In 1896, Walter Arnold received the world's first speeding ticket for driving 8mph in a 2mph zone through Paddock Wood, Kent—he was chased down by a policeman on a bicycle!
The World's First Speeding Ticket Was for Going 8mph
Picture this: It's January 28, 1896, and you're tearing through the quiet village of Paddock Wood, Kent, at a blistering 8 miles per hour. Behind you, a policeman on a bicycle is furiously pedaling in pursuit. Welcome to the world's first speeding ticket.
Walter Arnold, a local engineer from East Peckham, earned this dubious honor while driving his German-made Benz through the village. The speed limit at the time? A crawling 2 mph. Arnold was going four times the legal limit.
The Five-Mile Chase
The pursuing officer had to chase Arnold for five miles before finally catching up to him. Imagine the indignity—being outrun by a horseless carriage while you're pumping away on a bicycle. It was a preview of a battle that would define the next century: technology versus law enforcement.

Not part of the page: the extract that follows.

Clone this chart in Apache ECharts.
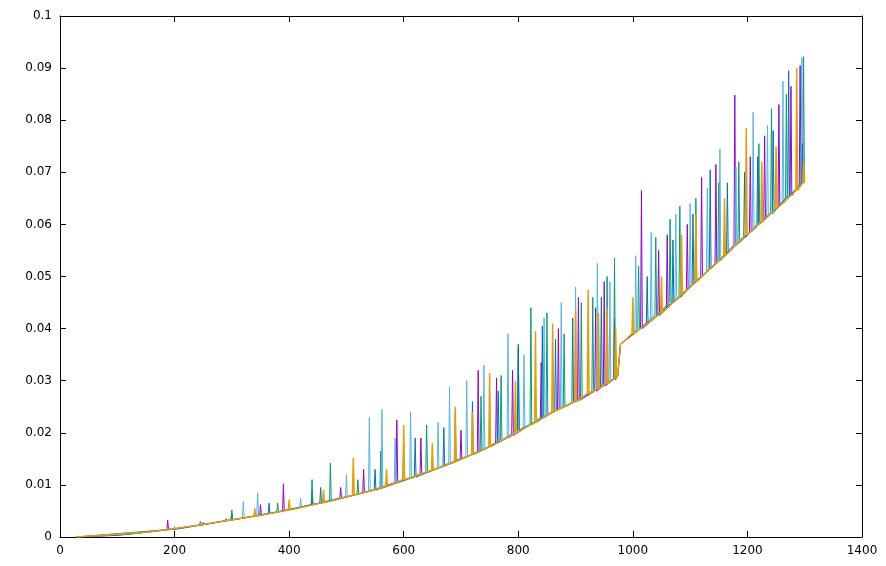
<!DOCTYPE html>
<html><head><meta charset="utf-8">
<script src="https://cdn.jsdelivr.net/npm/echarts@6/dist/echarts.min.js"></script>
<style>html,body{margin:0;background:#fff}#main{width:886px;height:566px}</style>
</head><body><div id="main"></div>
<script>
// spikes: [x, base level, peak]
const purple = [[30,0,0],[100,0.0003,0.0003],[150,0.0009,0.0011],[188,0.0014,0.0032],[250,0.0024,0.0028],[300,0.0033,0.0045],[350,0.0042,0.0062],[390,0.005,0.0102],[440,0.0062,0.0085],[490,0.0075,0.0095],[530,0.0085,0.013],[588,0.0105,0.0225],[630,0.012,0.019],[700,0.015,0.0205],[730,0.0163,0.032],[762,0.018,0.0305],[790,0.0195,0.032],[840,0.0228,0.0335],[870,0.0245,0.040],[905,0.0262,0.046],[935,0.028,0.044],[950,0.029,0.049],[968,0.0302,0.042],[975,0.031,0.031],[980,0.037,0.037],[1015,0.040,0.0665],[1045,0.0425,0.055],[1060,0.044,0.058],[1095,0.0475,0.060],[1120,0.050,0.069],[1145,0.0525,0.0715],[1178,0.056,0.0848],[1205,0.0585,0.073],[1230,0.061,0.077],[1255,0.0635,0.083],[1276,0.0655,0.0865],[1292,0.0675,0.0905],[1298,0.068,0.068]]
const green = [[30,0,0],[120,0.0005,0.0006],[190,0.0014,0.0018],[245,0.0023,0.003],[300,0.0033,0.0052],[380,0.0048,0.0065],[440,0.0062,0.011],[472,0.0069,0.0142],[520,0.0082,0.011],[560,0.0094,0.0165],[600,0.011,0.018],[640,0.0124,0.0215],[690,0.0145,0.024],[735,0.0166,0.027],[770,0.0185,0.031],[800,0.0205,0.036],[822,0.0215,0.044],[850,0.0234,0.043],[880,0.025,0.039],[910,0.0267,0.045],[930,0.028,0.046],[955,0.0295,0.050],[968,0.0302,0.0535],[975,0.031,0.031],[980,0.037,0.037],[1010,0.040,0.052],[1040,0.0425,0.0575],[1065,0.045,0.061],[1082,0.046,0.0635],[1110,0.049,0.065],[1150,0.053,0.068],[1185,0.0565,0.072],[1220,0.060,0.0755],[1242,0.062,0.0822],[1268,0.065,0.085],[1298,0.068,0.0922]]
const lightBlue = [[30,0,0],[140,0.0008,0.0009],[200,0.0015,0.002],[320,0.0036,0.0068],[345,0.0041,0.0085],[420,0.0057,0.0075],[500,0.0077,0.012],[540,0.0088,0.023],[562,0.0094,0.0245],[585,0.0103,0.019],[612,0.0113,0.024],[660,0.0132,0.022],[680,0.014,0.0288],[710,0.0155,0.030],[740,0.0168,0.033],[782,0.019,0.039],[810,0.021,0.035],[845,0.023,0.042],[875,0.0248,0.045],[900,0.026,0.048],[938,0.0285,0.0525],[960,0.0298,0.049],[975,0.031,0.031],[980,0.037,0.037],[1005,0.0395,0.054],[1032,0.0415,0.0585],[1075,0.0455,0.062],[1100,0.048,0.064],[1130,0.051,0.067],[1152,0.053,0.0745],[1180,0.056,0.071],[1210,0.059,0.0815],[1235,0.0615,0.079],[1262,0.064,0.0875],[1295,0.068,0.092]]
const blue = [[30,0,0],[210,0.0016,0.0018],[290,0.0031,0.0035],[365,0.0045,0.0065],[455,0.0065,0.0095],[550,0.009,0.013],[620,0.0115,0.019],[670,0.0136,0.021],[720,0.0158,0.026],[765,0.0182,0.028],[800,0.0205,0.037],[842,0.0228,0.0405],[865,0.0243,0.038],[895,0.0258,0.042],[945,0.0288,0.046],[975,0.031,0.031],[980,0.037,0.037],[1025,0.041,0.050],[1070,0.045,0.057],[1105,0.0485,0.062],[1135,0.0515,0.0705],[1165,0.0545,0.068],[1195,0.0575,0.070],[1218,0.060,0.073],[1245,0.0625,0.078],[1272,0.0655,0.0895],[1296,0.068,0.0755]]
const orange = [[30,0,0],[160,0.001,0.0011],[240,0.0022,0.0025],[340,0.004,0.0055],[400,0.0052,0.0072],[460,0.0066,0.009],[512,0.008,0.0152],[570,0.0097,0.013],[600,0.011,0.0215],[650,0.0128,0.018],[690,0.0145,0.025],[720,0.0158,0.024],[750,0.0173,0.0315],[795,0.02,0.030],[830,0.022,0.0395],[860,0.024,0.041],[900,0.026,0.0435],[922,0.0275,0.0475],[940,0.0285,0.043],[955,0.0295,0.044],[970,0.0305,0.040],[975,0.031,0.031],[980,0.037,0.037],[1000,0.039,0.046],[1050,0.043,0.050],[1085,0.0465,0.058],[1110,0.049,0.062],[1160,0.054,0.065],[1198,0.058,0.0785],[1225,0.0605,0.072],[1250,0.063,0.075],[1286,0.0665,0.090],[1298,0.068,0.072]]

const sets = [purple, green, lightBlue, blue, orange]
const setColors = ['#9400d3', '#009e73', '#56b4e9', '#0072b2', '#e69f00']

// each spike: base just before, peak, base just after
function toPoints(spikes) {
  const pts = []
  spikes.forEach(([x, b, p]) => {
    pts.push([x - 1.5, b], [x, p], [x + 1.5, b])
  })
  return pts
}

var myChart = echarts.init(document.getElementById('main'))
const axisBase = {
  axisLine: { show: true, onZero: false, lineStyle: { color: '#000' } },
  axisTick: { show: true, inside: true, length: 6, lineStyle: { color: '#000' } },
  splitLine: { show: false }
}
const lbl = { color: '#000', fontFamily: 'DejaVu Sans', fontSize: 12 }
var option = {
  animation: false,
  grid: { left: 60, right: 24, top: 16, bottom: 29 },
  xAxis: [
    Object.assign({ type: 'value', min: 0, max: 1400, interval: 200, position: 'bottom',
      axisLabel: Object.assign({ margin: 8, formatter: v => String(v) }, lbl) }, axisBase),
    Object.assign({ type: 'value', min: 0, max: 1400, interval: 200, position: 'top',
      axisLabel: { show: false } }, axisBase)
  ],
  yAxis: [
    Object.assign({ type: 'value', min: 0, max: 0.1, interval: 0.01, position: 'left',
      axisLabel: Object.assign({ formatter: v => String(+v.toFixed(2)) }, lbl) }, axisBase),
    Object.assign({ type: 'value', min: 0, max: 0.1, interval: 0.01, position: 'right',
      axisLabel: { show: false } }, axisBase)
  ],
  series: sets.map((d, i) => ({
    type: 'line', data: toPoints(d), showSymbol: false, symbol: 'none',
    lineStyle: { width: i === 4 ? 1.5 : 1, color: setColors[i] }, itemStyle: { color: setColors[i] }
  }))
}
myChart.setOption(option)
</script></body></html>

When Arnold was finally apprehended and brought before a magistrate on January 30, the charges were extensive. He wasn't just cited for speeding—he faced four separate violations:
- Using a locomotive without a horse on a public road
- Operating with fewer than three persons (early cars required a three-person crew)

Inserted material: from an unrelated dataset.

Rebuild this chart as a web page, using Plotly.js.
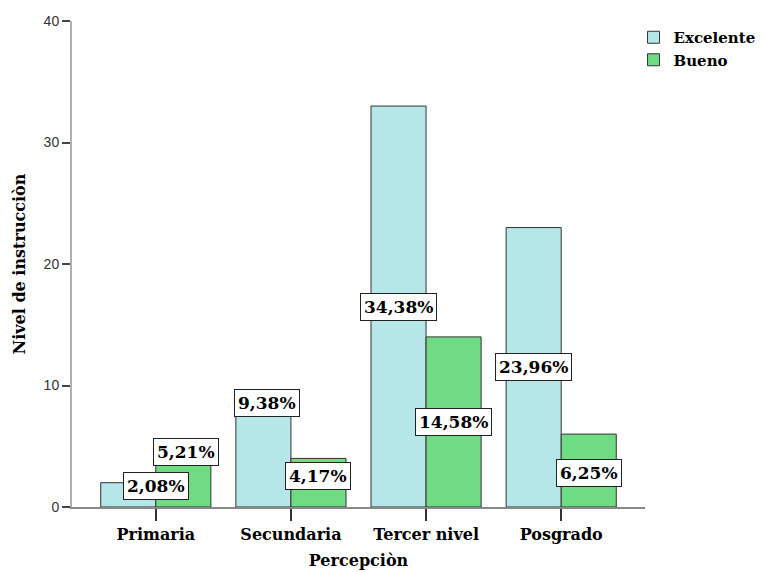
<!DOCTYPE html>
<html>
<head>
<meta charset="utf-8">
<script src="https://cdn.plot.ly/plotly-3.0.1.min.js"></script>
<style>html,body{margin:0;padding:0;background:#fff;}#chart{width:764px;height:572px;}</style>
</head>
<body>
<div id="chart"></div>
<script>
// Data
const categories = ["Primaria", "Secundaria", "Tercer nivel", "Posgrado"];
const excelente = [2, 9, 33, 23];
const bueno = [5, 4, 14, 6];
const excelenteLabels = ["2,08%", "9,38%", "34,38%", "23,96%"];
const buenoLabels = ["5,21%", "4,17%", "14,58%", "6,25%"];
const yTicks = [0, 10, 20, 30, 40];

// Label placement adjustments (pixels) to avoid overlaps, like the source
const excShift = [[28, 9], [4, 49], [0, 0], [0, 0]];
const bueShift = [[3, 25], [0, 7], [0, 0], [0, -2]];

const serif = "DejaVu Serif, serif";
const bargap = 0.185;
const half = (1 - bargap) / 4;

const traces = [
  {type: "bar", name: "Excelente", x: categories, y: excelente,
   marker: {color: "#b5e6e8", line: {color: "#333333", width: 1}}, hoverinfo: "none"},
  {type: "bar", name: "Bueno", x: categories, y: bueno,
   marker: {color: "#6fdc84", line: {color: "#333333", width: 1}}, hoverinfo: "none"}
];

const annotations = [];
function addLabels(vals, labels, shifts, side) {
  vals.forEach((v, i) => {
    annotations.push({
      x: i + side * half, y: v / 2, xref: "x", yref: "y",
      text: labels[i], showarrow: false,
      xshift: shifts[i][0], yshift: shifts[i][1],
      font: {family: serif, size: 17, color: "#000", weight: "bold"},
      bgcolor: "#ffffff", bordercolor: "#222", borderwidth: 1, borderpad: 3
    });
  });
}
addLabels(excelente, excelenteLabels, excShift, -1);
addLabels(bueno, buenoLabels, bueShift, 1);

const layout = {
  width: 764, height: 572,
  margin: {l: 72, r: 119, t: 21, b: 65, autoexpand: false},
  paper_bgcolor: "#fff", plot_bgcolor: "#fff",
  barmode: "group", bargap: bargap, bargroupgap: 0,
  showlegend: true,
  legend: {x: 0.98, xanchor: "left", y: 1.0, yanchor: "top",
           font: {family: serif, size: 15, color: "#000", weight: "bold"},
           tracegroupgap: 0, itemwidth: 30, bgcolor: "rgba(0,0,0,0)"},
  xaxis: {
    type: "category", range: [-0.62, 3.62],
    showline: true, linecolor: "#888", linewidth: 2,
    ticks: "outside", ticklen: 12, tickwidth: 2, tickcolor: "#333",
    tickfont: {family: serif, size: 16, color: "#000", weight: "bold"},
    showgrid: false, zeroline: false,
    title: {text: "Percepciòn", font: {family: serif, size: 16, color: "#000", weight: "bold"}, standoff: 12}
  },
  yaxis: {
    range: [0, 40], tickvals: yTicks, ticktext: yTicks.map(String),
    showline: true, linecolor: "#b0b0b0", linewidth: 2,
    ticks: "outside", ticklen: 8, tickwidth: 2, tickcolor: "#444",
    tickfont: {family: "Liberation Sans, Arial, sans-serif", size: 14, color: "#333"},
    showgrid: false, zeroline: false,
    title: {text: "Nivel de instrucciòn", font: {family: serif, size: 16, color: "#000", weight: "bold"}, standoff: 14}
  },
  annotations: annotations
};

Plotly.newPlot("chart", traces, layout, {displayModeBar: false, staticPlot: true});
</script>
</body>
</html>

- Traveling faster than 2 mph
- Failing to display his name and address on the vehicle
The total fine? £4 7s—about £260 in today's money. The speeding charge itself was only 10 shillings.
A Calculated Risk?
Here's where it gets interesting. Arnold wasn't just some reckless joyrider. He was an automotive entrepreneur who had imported the Benz the previous year. Just months after his famous ticket, his company began marketing the Arnold Motor Carriage—a British-built version of the Benz design.

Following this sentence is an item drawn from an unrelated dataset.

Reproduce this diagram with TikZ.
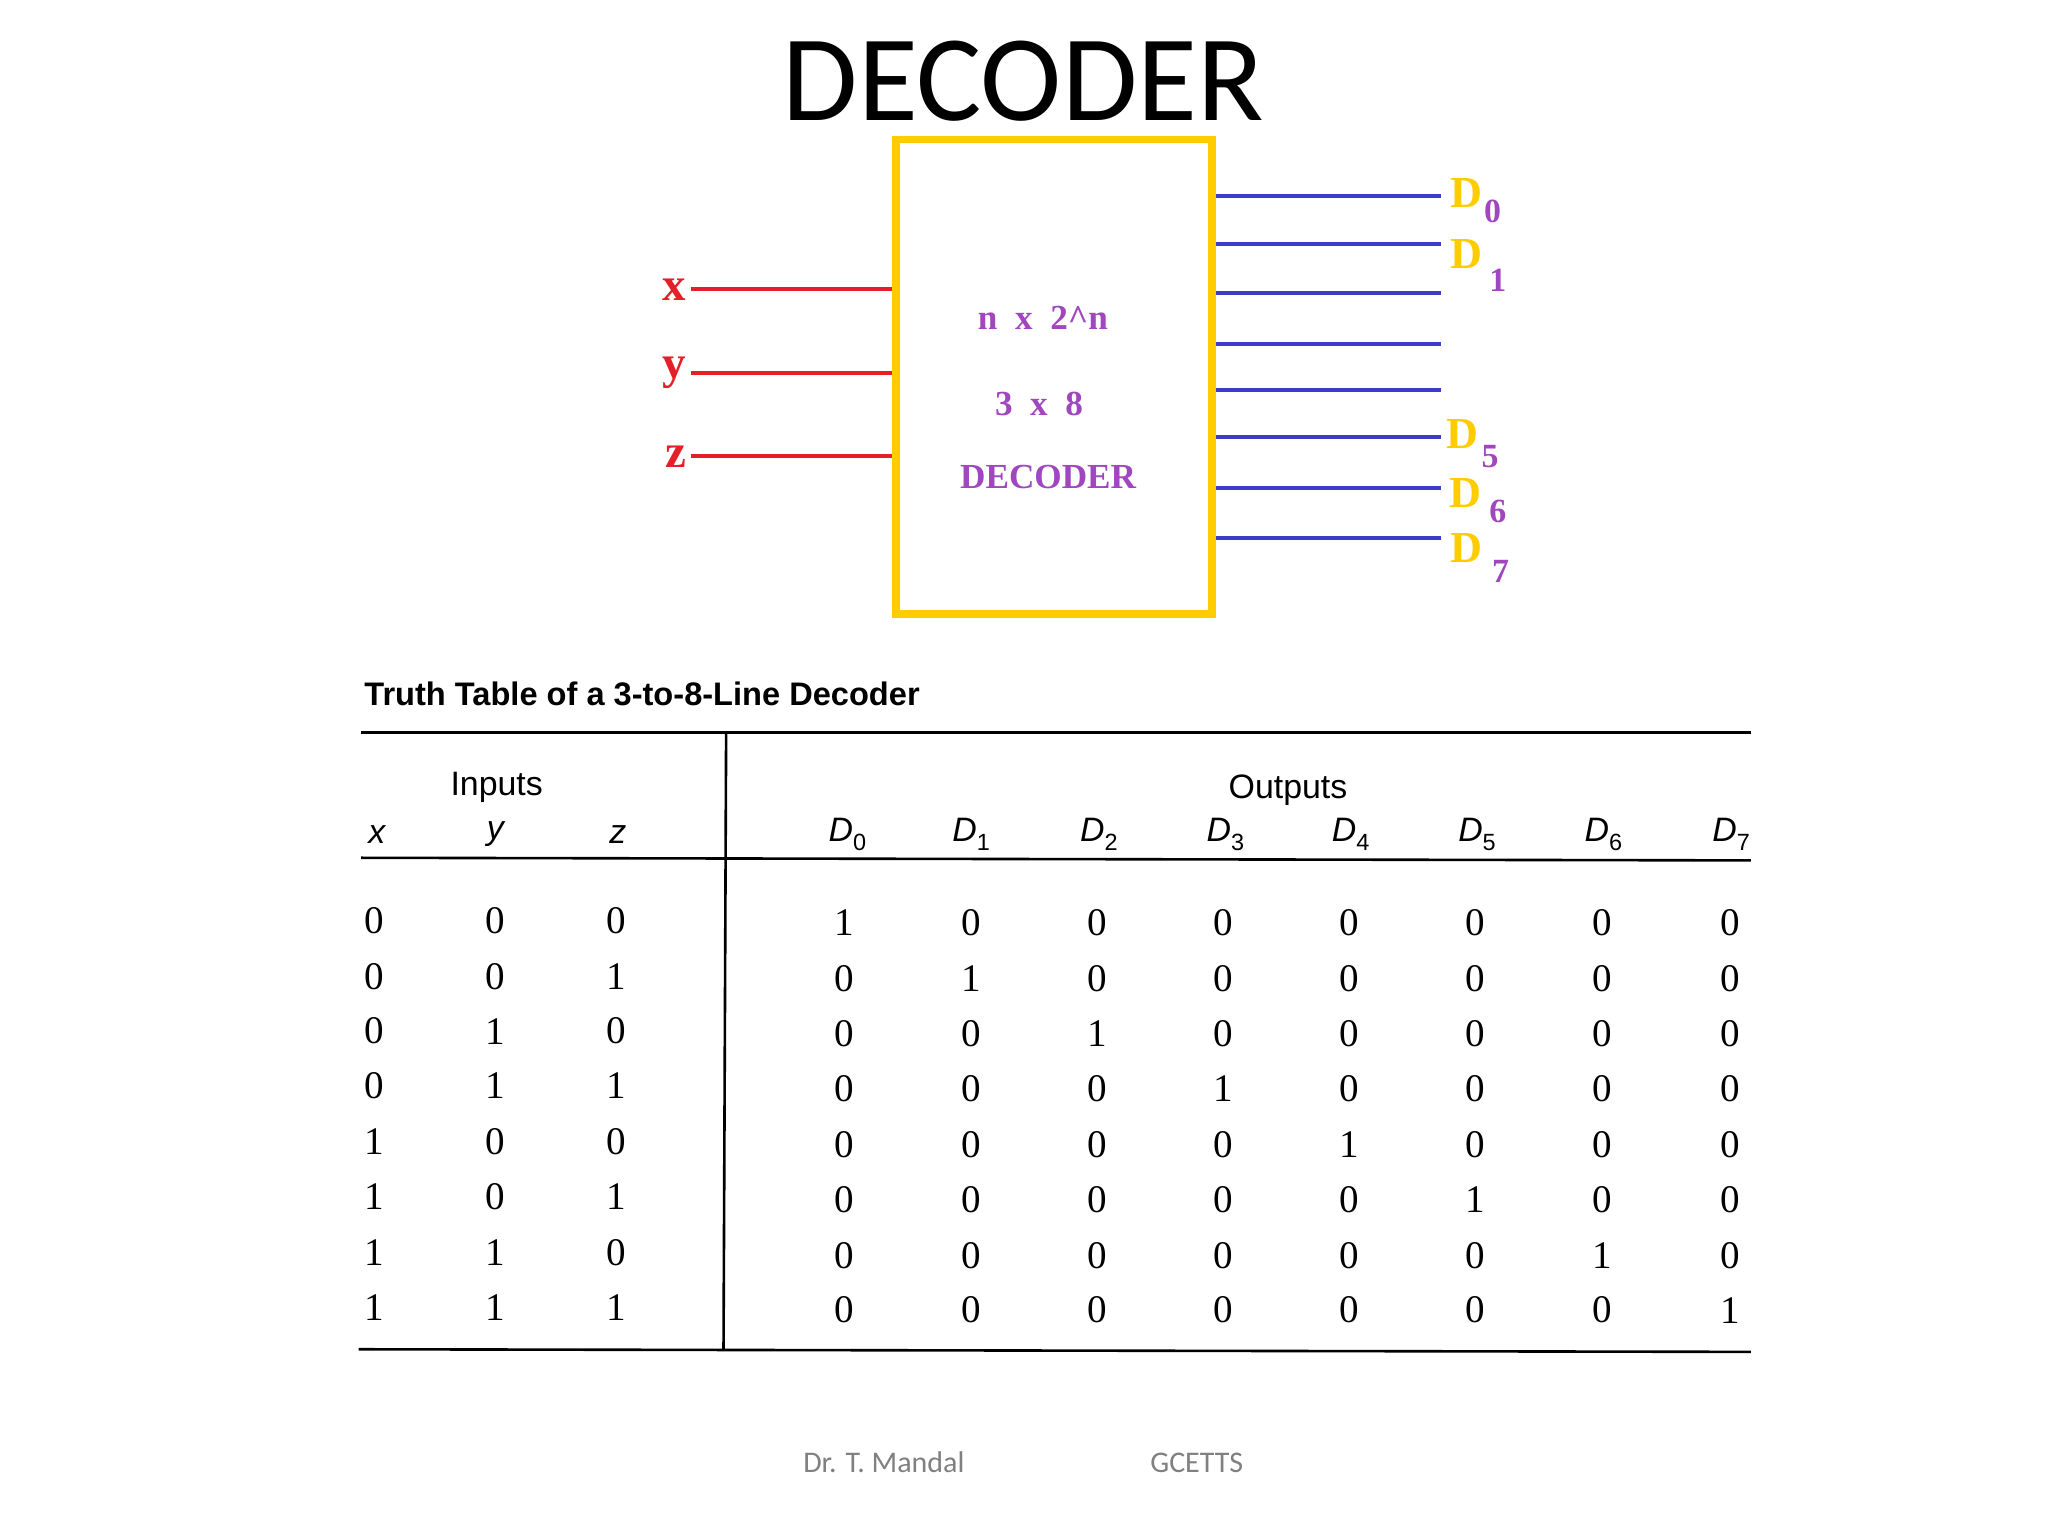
\documentclass[tikz,border=0pt]{standalone}
\usepackage{fontspec}
\setmainfont{Liberation Serif}
\newfontfamily\calfnt{Carlito}
\newfontfamily\hv{Liberation Sans}
\definecolor{yel}{RGB}{255,204,0}
\definecolor{pur}{RGB}{160,70,190}
\definecolor{rd}{RGB}{230,30,40}
\definecolor{bl}{RGB}{60,60,200}
\begin{document}
\begin{tikzpicture}[x=1pt,y=-1pt,
  inl/.style={rd,line width=3pt},
  outl/.style={bl,line width=3pt},
  num/.style={font=\fontsize{30}{30}\selectfont},
  hd/.style={font=\hv\itshape\fontsize{26}{26}\selectfont},
  rule/.style={line width=2pt}]
\useasboundingbox (0,0) rectangle (1571,1178);
\node[font=\calfnt\fontsize{94}{94}\selectfont] (title) at (785,62) {DECODER};
\node[draw=yel,line width=6pt,minimum width=243pt,minimum height=364pt,anchor=north west] (box) at (684,104) {};
\foreach \n/\y/\t in {x/222/x,y/286/y,z/350/z}{
  \coordinate (i\n) at (530,\y);
  \draw[inl] (i\n) -- (box.west |- i\n);
  \node[rd,font=\bfseries\fontsize{36}{36}\selectfont,anchor=east] (l\n) at (i\n) {\t};
}
\node[pur,font=\bfseries\fontsize{27}{27}\selectfont] (t1) at (800,244) {n\ \ x\ \ 2\textasciicircum n};
\node[pur,font=\bfseries\fontsize{27}{27}\selectfont] (t2) at (797,310) {3\ \ x\ \ 8};
\node[pur,font=\bfseries\fontsize{27}{27}\selectfont] (t3) at (804,366) {DECODER};
\foreach \i/\y in {0/150,1/187,2/225,3/264,4/299,5/335,6/374,7/413}{
  \coordinate (o\i) at (1105,\y);
  \draw[outl] (box.east |- o\i) -- (o\i);
}
\tikzset{dl/.style={yel,font=\bfseries\fontsize{34}{34}\selectfont},ds/.style={pur,font=\bfseries\fontsize{26}{26}\selectfont}}
\node[dl] (d0) at (1125,148) {D}; \node[ds] at (1145,162) {0};
\node[dl] (d1) at (1125,195) {D}; \node[ds] at (1149,215) {1};
\node[dl] (d5) at (1122,333) {D}; \node[ds] at (1143,350) {5};
\node[dl] (d6) at (1124,378) {D}; \node[ds] at (1149,392) {6};
\node[dl] (d7) at (1125,420) {D}; \node[ds] at (1151,438) {7};
% table
\node[font=\hv\bfseries\fontsize{25}{25}\selectfont,anchor=west] (tt) at (276,532) {Truth Table of a 3-to-8-Line Decoder};
\draw[rule] (277,562) -- (1343,562);
\draw[rule] (557,562) -- (555,1035);
\draw[rule] (277,658) -- (1343,660);
\draw[rule] (275,1035) -- (1343,1037);
\node[font=\hv\fontsize{26}{26}\selectfont] (inp) at (381,604) {Inputs};
\node[font=\hv\fontsize{26}{26}\selectfont] (outp) at (988,606) {Outputs};
\foreach \t/\x in {x/289,y/380,z/474}{\node[hd] at (\x,640) {\t};}
\foreach \i/\x in {0/650,1/745,2/843,3/940,4/1036,5/1133,6/1230,7/1328}{\node[hd] at (\x,640) {D\raisebox{-0.25em}{\fontsize{18}{18}\selectfont\upshape\i}};}
\foreach \r/\y in {0/706,1/749,2/791,3/833,4/876,5/918,6/961,7/1003}{
  \pgfmathtruncatemacro{\a}{div(\r,4)}
  \pgfmathtruncatemacro{\b}{mod(div(\r,2),2)}
  \pgfmathtruncatemacro{\c}{mod(\r,2)}
  \node[num] at (287,\y) {\a};
  \node[num] at (380,\y) {\b};
  \node[num] at (473,\y) {\c};
  \foreach \i/\x in {0/648,1/745,2/842,3/938,4/1035,5/1132,6/1229,7/1327}{
    \pgfmathtruncatemacro{\v}{\i==\r ? 1 : 0}
    \node[num] at (\x,\y+2) {\v};
  }
}
\node[gray,font=\calfnt\fontsize{23}{23}\selectfont] (f1) at (678,1122) {Dr. T. Mandal};
\node[gray,font=\calfnt\fontsize{23}{23}\selectfont] (f2) at (918,1122) {GCETTS};
\end{tikzpicture}
\end{document}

Was his high-speed run through Paddock Wood actually a publicity stunt? It's entirely possible. What better way to demonstrate the power and speed of these newfangled automobiles than to get chased by the law? The story certainly would have spread through the community like wildfire.
The Dawn of a New Era
Arnold's ticket came at a pivotal moment. The Locomotives on Highways Act was still in force, with absurdly restrictive rules designed for steam-powered vehicles. The 2 mph speed limit was so slow that a person could comfortably walk alongside. There was even a requirement that someone walk ahead of the vehicle waving a red flag—though this had been repealed just months before Arnold's joyride.
Within a few years, Britain would loosen these restrictions as the automobile age accelerated. But on that January day in 1896, Walter Arnold became the answer to a trivia question that would echo through history: Who got the world's first speeding ticket?
And the answer involves a bicycle, a Benz, and a speed that wouldn't even qualify as "slow" in a modern school zone.